3pt line weight works perfect, began to experiment with the diameters.

Widened the width, this worked well, strengthened the feeling of "structure" but I based the condensed aesthetics on this mainly on the window frames, and this isn't very condensed anymore. 

Too condensed now, created an illusion of extra weight too and caused bad readability and legibility, this vast amount of condensing gives off a more "wire" like aesthetic making it feel too thin and no longer structured, angular, and linear inspired by the rooms aesthetics. 

Large adjustment to the width, looks awful now, looks completely out of structure, unbalanced, each glyph has different appearances of width when I wanted a monotype aesthetic. 

Perfect width, played around with the height now though, shortened everything a little now, just shortened the bowls leaving the vertical stems overpowering the height of the bowls creating an unbalance. 

Extreme edit of height, major unbalance and awful aesthetics. 

Started to shorten the bowls, appears very stubby/stumpy now though, works better than the extended bowls though. 

Amazing how much a change in height can make. The whole characteristics changed no, instead of looking structured and mechanical it looked like an old style pixel typeface created for old computers.

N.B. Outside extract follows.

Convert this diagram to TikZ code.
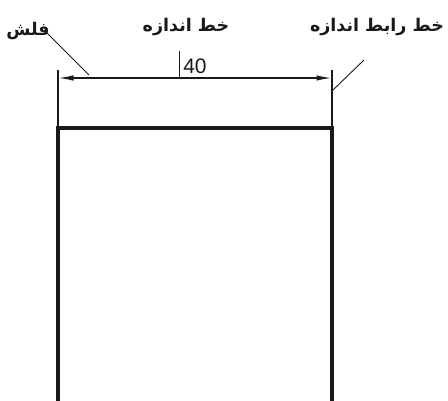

Not relevant to my concept at all. 

Experimented with contrasting weights of horizontal stems/horizontals to simulate a contrast visible in the visual aspects of wiring (thin type anatomy elements) and structured bulky elements like the columns (thick type anatomy elements)
Final numbers
Wanted to keep things consistent so kept with the same line weight on all the stems/strokes/crossbars. The final typeface simulates my concept inspired by the rooms aesthetics of angular elements, linear elements, condensed elements inspired mainly by the window frames, and contrasting subtle round edges inspired by the insulation wrapped pipes on the roof. Good structure, legible, simple, accurate. Works perfect, ready for input into my calendars.